L'Egalite, c'est la garantie que chaque individu sera traite de la meme facon, quelles que soient ses positions philosophiques, Politiques, ou Religieuses. C'est l'emancipation Politique (en revenant a la vraie definition de Politique, qui est de reflechir a la vie dans la Cite), la liberte de defendre ce qui nous semble bon de defendre, sans risquer quelques represailles que ce soit.
Mais tout ca ne peut se faire que si l'on peut vivre ces libertes philosophiques et politiques, et pour cela, il faut d'abord s'emanciper economiquement. C'est a dire, il ne faut pas que l'argent frainent l'emancipation philosophique et culturelle.

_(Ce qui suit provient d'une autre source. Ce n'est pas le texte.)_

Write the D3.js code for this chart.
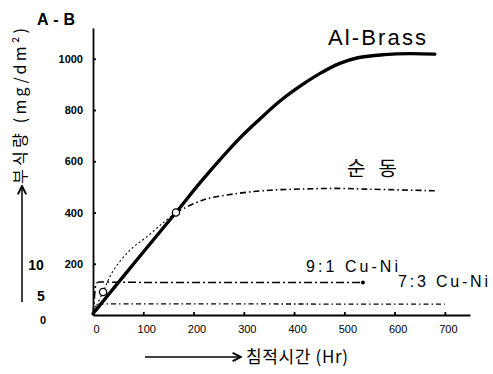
<!DOCTYPE html>
<html><head><meta charset="utf-8">
<script src="https://cdn.jsdelivr.net/npm/d3@7"></script>
<style>body{margin:0;background:#fff}svg{display:block}</style>
</head><body>
<script>
// ---- data ----
const xTicks = [0,100,200,300,400,500,600,700];
const yTicks = [200,400,600,800,1000];
const y2Ticks = [0,5,10];
// Al-Brass: [hours, mg/dm2]
const alBrass = [[0,5],[14,39],[83,205],[165,400],[219,530],[292,690],[332,765],[372,835],[412,893],[451,942],[491,982],[527,1004],[580,1016],[630,1020],[680,1018]];
// 순동 (pure copper): [hours, mg/dm2]
const pureCu = [[0,5],[20,90],[40,172],[74,254],[107,305],[139,359],[165,400],[219,449],[286,474],[352,487],[420,492],[485,494],[551,491],[680,485]];
// Cu-Ni alloys on the secondary scale (0-10)
const cuNi91 = [[0,0],[3,4.6],[6,6.8],[12,7.1],[60,7.05],[300,7.0],[537,7.0]];
const cuNi73 = [[0,0],[5,2.0],[14,2.75],[100,2.8],[400,2.75],[700,2.7]];
const markers = [[20,90],[165,400]];

const W=493,H=374;
const svg=d3.select("body").append("svg").attr("width",W).attr("height",H);
const x=d3.scaleLinear().domain([0,750]).range([93,470]);
const y=d3.scaleLinear().domain([0,1120]).range([315,28]);
const y2=d3.scaleLinear().domain([0,5,10]).range([315,295,264]);
const numFont="'Liberation Sans', Arial, sans-serif";
const krFont="'Noto Sans CJK KR', sans-serif";

// axes
const gx=svg.append("g").attr("transform","translate(0,315)")
  .call(d3.axisBottom(x).tickValues(xTicks).tickFormat(d3.format("d")).tickSizeInner(-3).tickSizeOuter(0).tickPadding(10));
gx.selectAll("text").attr("font-family",numFont).attr("font-size",11).attr("dx",3);
const gy=svg.append("g").attr("transform","translate(93,0)")
  .call(d3.axisLeft(y).tickValues(yTicks).tickFormat(d3.format("d")).tickSizeInner(-3).tickSizeOuter(0).tickPadding(10));
gy.selectAll("text").attr("font-family",numFont).attr("font-size",11).attr("font-weight","bold");
svg.selectAll(".domain").attr("stroke","#000").attr("stroke-width",1.8);
svg.selectAll(".tick line").attr("stroke","#000").attr("stroke-width",1.8);

// secondary scale labels
svg.append("g").selectAll("text").data(y2Ticks).join("text")
  .attr("x",d=>d===10?36:(d===5?41:43)).attr("y",d=>y2(d)+(d===0?5:1))
  .attr("text-anchor","middle").attr("dominant-baseline","central")
  .attr("font-family",numFont).attr("font-weight","bold")
  .attr("font-size",d=>d===0?11:14).text(d=>d);

// lines
const line=d3.line().x(d=>x(d[0])).y(d=>y(d[1])).curve(d3.curveCatmullRom.alpha(0.5));
const line2=d3.line().x(d=>x(d[0])).y(d=>y2(d[1])).curve(d3.curveMonotoneX);
svg.append("path").attr("d",line(pureCu.filter(d=>d[0]<=165))).attr("fill","none")
  .attr("stroke","#000").attr("stroke-width",1.1).attr("stroke-dasharray","2,2.5");
svg.append("path").attr("d",line(pureCu.filter(d=>d[0]>=165))).attr("fill","none")
  .attr("stroke","#000").attr("stroke-width",1.6).attr("stroke-dasharray","6,3,1.5,3");
svg.append("path").attr("d",line2(cuNi91)).attr("fill","none")
  .attr("stroke","#000").attr("stroke-width",1.5).attr("stroke-dasharray","8,3,2,3");
svg.append("path").attr("d",line2(cuNi73)).attr("fill","none")
  .attr("stroke","#000").attr("stroke-width",1.3).attr("stroke-dasharray","5,3,1.5,3");
svg.append("path").attr("d",line(alBrass)).attr("fill","none")
  .attr("stroke","#000").attr("stroke-width",3.4).attr("stroke-linecap","round");
// end dot of 9:1
const last91=cuNi91[cuNi91.length-1];
svg.append("circle").attr("cx",x(last91[0])).attr("cy",y2(last91[1])).attr("r",2).attr("fill","#000");
// open circle markers
svg.selectAll("circle.m").data(markers).join("circle").attr("class","m")
  .attr("cx",d=>x(d[0])).attr("cy",d=>y(d[1])).attr("r",3.6)
  .attr("fill","#fff").attr("stroke","#000").attr("stroke-width",1.3);

// labels
svg.append("text").attr("x",328).attr("y",45).attr("font-family",numFont).attr("font-size",22)
  .attr("textLength",98).text("Al-Brass");
svg.append("text").attr("x",347).attr("y",176).attr("font-family",krFont).attr("font-size",20)
  .attr("textLength",50).text("순 동");
svg.append("text").attr("x",306).attr("y",272).attr("font-family",numFont).attr("font-size",16)
  .attr("textLength",92).text("9:1 Cu-Ni");
svg.append("text").attr("x",398).attr("y",287).attr("font-family",numFont).attr("font-size",16)
  .attr("textLength",90).text("7:3 Cu-Ni");
svg.append("text").attr("x",37).attr("y",25).attr("font-family",numFont).attr("font-size",16)
  .attr("font-weight","bold").attr("textLength",38).text("A-B");

// axis titles with arrows
const defs=svg.append("defs");
defs.append("marker").attr("id","ah").attr("viewBox","0 0 10 10").attr("refX",9).attr("refY",5)
  .attr("markerWidth",7).attr("markerHeight",7).attr("orient","auto")
  .append("path").attr("d","M1,1 L9,5 L1,9").attr("fill","none").attr("stroke","#000").attr("stroke-width",1.8);
svg.append("line").attr("x1",145).attr("x2",241).attr("y1",357).attr("y2",357)
  .attr("stroke","#000").attr("stroke-width",1.5).attr("marker-end","url(#ah)");
svg.append("text").attr("x",246).attr("y",363).attr("font-family",krFont).attr("font-size",17)
  .attr("textLength",102).text("침적시간 (Hr)");
svg.append("line").attr("x1",22).attr("x2",22).attr("y1",302).attr("y2",186)
  .attr("stroke","#000").attr("stroke-width",1.5).attr("marker-end","url(#ah)");
svg.append("text").attr("transform","translate(26,106) rotate(-90)").attr("text-anchor","middle")
  .attr("font-family",krFont).attr("font-size",16).attr("textLength",156).text("부식량 (mg/dm²)");
</script>
</body></html>
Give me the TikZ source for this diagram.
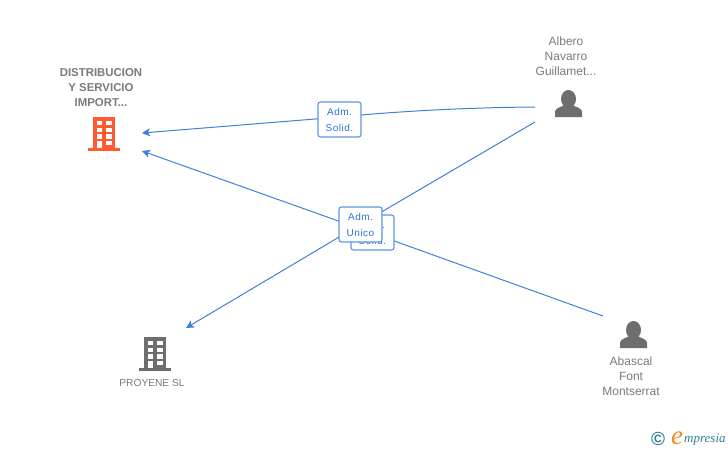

Pour cela, il faut vivre en Fraternite, c'est a dire accepter que des plus riches aident des moins riches, et qu'un partage des richesses permettent a chacun cet acces a la culture qui l'emancipera philosophiquement et politiquement.
La Fraternite, c'est la solidarite face a quelque chose qui nous depasse.

La Laicite, c'est tout cela reuni. C'est l'emancipation, par l'education, en dehors de tout dogme, qui garantie que par une solidarite depassant tous les clivages culturels ou religieux, chacun sera identique dans ses chance de s'emanciper philosophiquement.